(Who has time for creative post titles during NaNoWriMo? Not me!) Novel word count at start of day 8: 13,040.
In week one, I learned lots of lessons from National Novel Writing Month. Here in week two I’ve learned plenty more (continuing the list):
7. You make time for what’s important to you. Do I have three free hours a day to write? No, I generally do not. But can I cut out watching (as much) television? Yes. Can I steal half an hour to write in my car while I wait to pick up my daughter from gymnastics? Yes. Can I steal another hour to write on a park bench while my youngest plays at the park across the street from her sisters’ tennis lessons? Yes. Can I throw a 15-minute meal in the crock pot on low and save 30 minutes cooking dinner later? Yes. Voilà! Three hours.
8. Procrastination never feels as good as hitting your word count for the day. All things I have done to procrastinate writing: uploaded family photos and created our family holiday card; paid bills; sorted laundry; loaded the dishwasher; written a blog post (ahem). Did all of those need to be done? Well, yes, at some point. They’re certainly productive. But did they need to come before writing that day? No. It’s okay to be flexible (and sometimes guilt is a good motivator) but it feels a million times better to knock out the writing first and reward yourself with other things later. (I’m not sure the privilege of doing laundry and loading the dishwasher is a “reward” but you know what I mean!)
9. You will lose track of time. That is a good thing. You know you’re in the “writing zone” when you look up at the clock and realize an hour has passed when you could swear it only had been five minutes. I have to set alarms (I’m talking multiple alarms: stove, cellphone) to remember to pick up my kids at school on time. You might even lose days. One day it was Halloween and the next day it was November 8. True story.

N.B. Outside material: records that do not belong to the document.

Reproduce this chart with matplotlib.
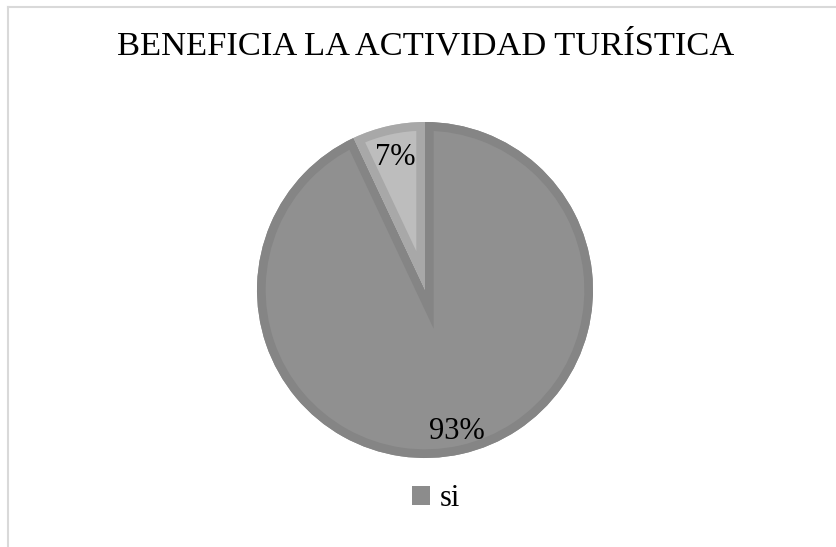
import matplotlib
matplotlib.use("Agg")
from matplotlib import pyplot as plt
from matplotlib.lines import Line2D
from matplotlib.patches import Rectangle, Wedge

plt.rcParams['font.family'] = ['Liberation Serif', 'DejaVu Serif']

title = "BENEFICIA LA ACTIVIDAD TURÍSTICA"
categories = ["si", "no"]
values = [93, 7]
fill_colors = ["#909090", "#bdbdbd"]
edge_colors = ["#858585", "#a8a8a8"]
label_dist = [0.86, 0.81]

fig = plt.figure(figsize=(8.37, 5.47), dpi=100)

# light frame on top and left side only
fig.add_artist(Line2D([8 / 837, 8 / 837], [0, 1 - 7 / 547], color="#d9d9d9", lw=1.5))
fig.add_artist(Line2D([8 / 837, 1], [1 - 7 / 547, 1 - 7 / 547], color="#d9d9d9", lw=1.5))

fig.text(426 / 837, 1 - 46 / 547, title, ha="center", va="center", fontsize=24.8)

ax = fig.add_axes([257 / 837, (547 - 458) / 547, 336 / 837, 336 / 547])
wedges, texts, autotexts = ax.pie(values, colors=fill_colors, startangle=90, counterclock=False,
                                  autopct="%1.0f%%", pctdistance=1.0, radius=1,
                                  textprops={"fontsize": 22})
# border drawn only inside each slice
for w, ec in zip(wedges, edge_colors):
    w.set_edgecolor("none")
    border = Wedge(w.center, w.r, w.theta1, w.theta2, facecolor="none", edgecolor=ec, lw=12.5)
    ax.add_patch(border)
    border.set_clip_path(w)
for t, d in zip(autotexts, label_dist):
    x, y = t.get_position()
    t.set_position((x * d, y * d))
    t.set_zorder(5)
ax.set_xlim(-1, 1)
ax.set_ylim(-1, 1)
ax.set_aspect("equal")

handle = Rectangle((0, 0), 1, 1, facecolor="#8c8c8c", edgecolor="none")
fig.legend([handle], categories[:1], loc="center", bbox_to_anchor=(436 / 837, 1 - 499 / 547),
           frameon=False, fontsize=22, handlelength=0.6, handleheight=0.6, handletextpad=0.3)

fig.savefig("out.png", dpi=100)
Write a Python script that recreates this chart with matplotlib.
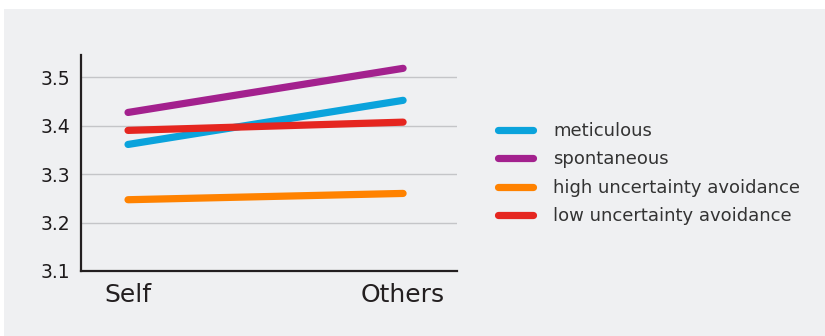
import matplotlib
matplotlib.use("Agg")
import matplotlib.pyplot as plt
from matplotlib.patches import Rectangle
from matplotlib.lines import Line2D

categories = ["Self", "Others"]
series_names = ["meticulous", "spontaneous", "high uncertainty avoidance", "low uncertainty avoidance"]
meticulous = [3.361, 3.452]
spontaneous = [3.427, 3.518]
high_ua = [3.247, 3.260]
low_ua = [3.390, 3.407]
yticks = [3.1, 3.2, 3.3, 3.4, 3.5]
colors = ["#0aa3dc", "#a3218e", "#ff8200", "#e52620"]

plt.rcParams['font.family'] = ['DejaVu Sans']

W, H = 825, 336
fig = plt.figure(figsize=(W / 100, H / 100), dpi=100, facecolor="white")
fig.patches.append(Rectangle((4 / W, 0), 1, 1 - 9 / H, transform=fig.transFigure,
                             facecolor="#eff0f2", edgecolor="none", zorder=-10))

ax = fig.add_axes([81 / W, 65 / H, (457 - 81) / W, (271 - 55) / H])
ax.set_facecolor("none")

x = list(range(len(categories)))
data = [meticulous, spontaneous, high_ua, low_ua]
for i in [2, 0, 1, 3]:
    ax.plot(x, data[i], color=colors[i], lw=5.2, solid_capstyle="round", zorder=3)

ax.set_xlim(-0.171, 1.196)
ax.set_ylim(3.1, 3.5455)
ax.set_yticks(yticks)
ax.set_yticklabels([f"{v:.1f}" for v in yticks], fontsize=13.5, color="#1e1b1c")
ax.set_xticks(x)
ax.set_xticklabels(categories, fontsize=18, color="#231f20")
ax.tick_params(axis="both", length=0)
ax.tick_params(axis="y", pad=8)
ax.tick_params(axis="x", pad=9)
for v in yticks[1:]:
    ax.axhline(v, color="#c4c5c8", lw=1.0, zorder=1)
for s in ["top", "right"]:
    ax.spines[s].set_visible(False)
for s in ["left", "bottom"]:
    ax.spines[s].set_color("#231f20")
    ax.spines[s].set_linewidth(1.6)

handles = [Line2D([], [], color=colors[i], lw=5.2, solid_capstyle="round") for i in range(4)]
leg = fig.legend(handles, series_names, loc="upper left", bbox_to_anchor=(498 / W, 1 - 122 / H),
                 frameon=False, fontsize=13, handlelength=1.95, handletextpad=1.1,
                 labelspacing=0.58, borderaxespad=0, borderpad=0)
for t in leg.get_texts():
    t.set_color("#333333")

fig.savefig("out.png", dpi=100, facecolor="white")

10. You will lose sleep. That is not a good thing. Even if you don’t stay up late writing (but you will), your brain will churn with thoughts of plot lines. You’ll dream about (not) hitting your word counts, and wake up as tired as if you hadn’t slept at all. Coffee will be your friend. Don’t be surprised if, about a week in, you finally crash and sleep extra hard one night, and yet wake up with an odd sort of sleep hangover, your body’s way of saying, “Oh, so that’s what sleep is! I want more!”
11. Do yourself a big favor and leave a cliffhanger at the end of the day. What do I mean by cliffhanger? Leave yourself a clear jumping-off point for the next day. Taking a precious few extra minutes to outline the next piece of the plot will save you several agonizing minutes of writer’s block the next day. Write that one scene today of course, but leave yourself an unfinished thread as a starting point for tomorrow’s writing. You could even stop writing in the middle of a
(Hahahaha…. I crack myself up. Forgive me. It’s the sleep deprivation.)